Management upgraded its stock repurchase program to $1B after consummating its previous $500M authorization. Notably, the company exercised the remaining $200M of its previous program in Q2, as it bought back its shares at an average cost of $159.4. I also gleaned company insiders buying ENPH shares between late April and early May at a range of $157 to $167.
As such, I believe it suggests that management likely assessed that its stock is considered undervalued at these levels, lifting investors’ confidence in adding more exposure. Also, management’s decision to initiate a new authorization of $1B at its earnings release suggests that the company likely anticipated a sharp reversal in its stock price, offering opportunities to be more aggressive with its buyback. CEO Badri Kothandaraman offered his views on the company’s buyback program as he articulated:
Enphase will only buy back stock at a value below the conservatively estimated intrinsic value of the stock. The company aims to be disciplined and not overly aggressive in its buyback strategy. – Enphase FQ2’23 earnings call
The company offered a clear assessment of excess inventory in the current quarter, as inventory levels in the channel remain high. As such, the company’s decision to take a “one-time” adjustment in Q3 is expected to drive a faster normalization in the channel inventory, allowing Enphase to return to the growth phase subsequently.
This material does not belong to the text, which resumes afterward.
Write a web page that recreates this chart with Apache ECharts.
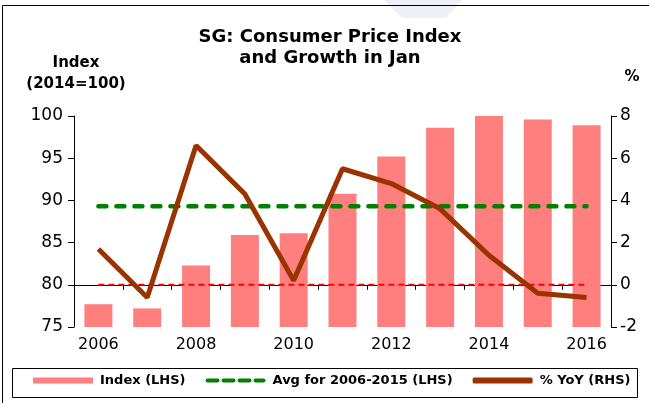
<!DOCTYPE html>
<html>
<head>
<meta charset="utf-8">
<script src="https://cdn.jsdelivr.net/npm/echarts@6/dist/echarts.min.js"></script>
<style>
html,body{margin:0;padding:0;background:#fff;}
#chart{width:649px;height:403px;}
</style>
</head>
<body>
<div id="chart"></div>
<script>
// ---- data ----
const years = ['2006','2007','2008','2009','2010','2011','2012','2013','2014','2015','2016'];
const cpiIndex = [77.7, 77.2, 82.3, 85.9, 86.1, 90.8, 95.2, 98.6, 100.0, 99.6, 98.9];
const yoyGrowth = [1.7, -0.6, 6.6, 4.3, 0.2, 5.5, 4.8, 3.6, 1.4, -0.4, -0.6];
const avgIndex = [89.3, 89.3, 89.3, 89.3, 89.3, 89.3, 89.3, 89.3, 89.3, 89.3, 89.3];
const zeroLine = [0, 0, 0, 0, 0, 0, 0, 0, 0, 0, 0];
const leftTicks = {min: 75, max: 100, interval: 5};
const rightTicks = {min: -2, max: 8, interval: 2};

const FONT = 'DejaVu Sans';
const dashIcon = 'path://M2,0h10a2,2 0 0 1 0,4h-10a2,2 0 0 1 0,-4z M18,0h10a2,2 0 0 1 0,4h-10a2,2 0 0 1 0,-4z M34,0h10a2,2 0 0 1 0,4h-10a2,2 0 0 1 0,-4z M50,0h8a2,2 0 0 1 0,4h-8a2,2 0 0 1 0,-4z';
const chart = echarts.init(document.getElementById('chart'), null, {renderer: 'canvas'});
chart.setOption({
  animation: false,
  backgroundColor: '#ffffff',
  textStyle: {fontFamily: FONT, color: '#000'},
  graphic: [
    {type: 'polygon', shape: {points: [[384, 0], [462, 0], [446, 18], [402, 18]]}, style: {fill: '#eef0f6'}, silent: true, z: -20},
    {type: 'rect', shape: {x: 2.5, y: 5.5, width: 700, height: 500}, style: {fill: 'none', stroke: '#000', lineWidth: 1}, silent: true, z: -10},
    {type: 'rect', shape: {x: 12.5, y: 368.5, width: 625, height: 29}, style: {fill: 'none', stroke: '#000', lineWidth: 1}, silent: true},
    {type: 'text', x: 330, y: 27, style: {text: 'SG: Consumer Price Index\nand Growth in Jan', fontFamily: FONT, fontSize: 18, fontWeight: 'bold', fill: '#000', textAlign: 'center', lineHeight: 21}},
    {type: 'text', x: 76, y: 53, style: {text: 'Index\n(2014=100)', fontFamily: FONT, fontSize: 15, fontWeight: 'bold', fill: '#000', textAlign: 'center', lineHeight: 21}},
    {type: 'text', x: 632, y: 70, style: {text: '%', fontFamily: FONT, fontSize: 15, fontWeight: 'bold', fill: '#000', textAlign: 'center'}}
  ],
  legend: {
    top: 374, left: 33, padding: 0,
    itemWidth: 60, itemHeight: 6, itemGap: 20,
    textStyle: {fontFamily: FONT, fontSize: 13, fontWeight: 'bold', color: '#000', padding: [0, 0, 0, 2]},
    data: [
      {name: 'Index (LHS)', icon: 'rect'},
      {name: 'Avg for 2006-2015 (LHS)', icon: dashIcon},
      {name: '% YoY (RHS)', icon: 'roundRect'}
    ]
  },
  grid: {left: 74, right: 38, top: 116, bottom: 76},
  xAxis: {
    type: 'category', data: years,
    axisLine: {lineStyle: {color: '#000', width: 1}},
    axisTick: {show: true, interval: 0, length: 5, lineStyle: {color: '#000'}},
    axisLabel: {interval: 1, color: '#000', fontSize: 16, fontFamily: FONT, margin: 10}
  },
  yAxis: [
    {type: 'value', min: leftTicks.min, max: leftTicks.max, interval: leftTicks.interval,
     splitLine: {show: false},
     axisLine: {show: true, lineStyle: {color: '#000'}},
     axisTick: {show: true, length: 6, lineStyle: {color: '#000'}},
     axisLabel: {color: '#000', fontSize: 17, fontFamily: FONT, margin: 11}},
    {type: 'value', min: rightTicks.min, max: rightTicks.max, interval: rightTicks.interval,
     position: 'right',
     splitLine: {show: false},
     axisLine: {show: true, lineStyle: {color: '#000'}},
     axisTick: {show: true, length: 6, lineStyle: {color: '#000'}},
     axisLabel: {color: '#000', fontSize: 17, fontFamily: FONT, margin: 9}}
  ],
  series: [
    {name: 'Index (LHS)', type: 'bar', data: cpiIndex, barWidth: 28,
     itemStyle: {color: '#ff7f7f'}, z: 1},
    {name: 'zero', type: 'line', yAxisIndex: 1, data: zeroLine, symbol: 'none',
     lineStyle: {color: '#ff0000', width: 2, type: [6, 4]}, z: 2, silent: true},
    {name: 'Avg for 2006-2015 (LHS)', type: 'line', data: avgIndex, symbol: 'none',
     lineStyle: {color: '#008000', width: 4.5, type: [8, 10], cap: 'round'}, itemStyle: {color: '#008000'}, z: 3},
    {name: '% YoY (RHS)', type: 'line', yAxisIndex: 1, data: yoyGrowth, symbol: 'none',
     lineStyle: {color: '#993300', width: 5}, itemStyle: {color: '#993300'}, z: 4}
  ]
});
</script>
</body>
</html>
Enphase bears will likely point out that the company’s premium valuation suggests that any form of weak execution/guidance will probably be scrutinized. It makes sense as growth investors worry about whether the uncertain macroeconomic conditions could worsen further, coupled with a still hawkish Fed that increased the Fed Fund rates by another 25 bps this week. Worsened by the uncertain regulatory impact of the introduction of NEM 3.0, Enphase investors are faced with several growth risk factors.
However, astute growth investors also know that the best opportunities in highly volatile stocks like ENPH are likely found when the market priced in significant pessimism, as reflected in ENPH’s price action.
ENPH analysts’ price targets (TIKR)
Notwithstanding the steep selloff, ENPH should still be valued as a growth stock, as rated by Seeking Alpha Quant’s growth grade of “A.” Notably, ENPH is still consolidating close to the lower bound of analysts’ price targets or PTs, which also saw dip buyers returning confidently over the past three years.
However, depending solely on such a historical trend could be perilous as the market is not backward-looking. The critical question is where buyers are expected to defend the selloff as ENPH holders look to add more positions.
ENPH price chart (weekly) (TradingView)
ENPH has been consolidating constructively at the $150 level since the selloff after its first-quarter earnings release. Momentum buyers have not returned in force, but ENPH dip buyers didn’t give up these levels since then.
With the expected post-earnings selloff from yesterday’s release, I expect that level to be re-tested again, allowing us another opportunity to assess buying support.
That said, I assessed that buying support should remain robust, with the market likely pricing in the impact of its lowered guidance quickly. High-conviction investors expecting the normalization phase to be completed in the second half should find the sold off levels attractive.
Rating: Maintain Buy.
Important note: Investors are reminded to do their due diligence and not rely on the information provided as financial advice. Please always apply independent thinking and note that the rating is not intended to time a specific entry/exit at the point of writing unless otherwise specified.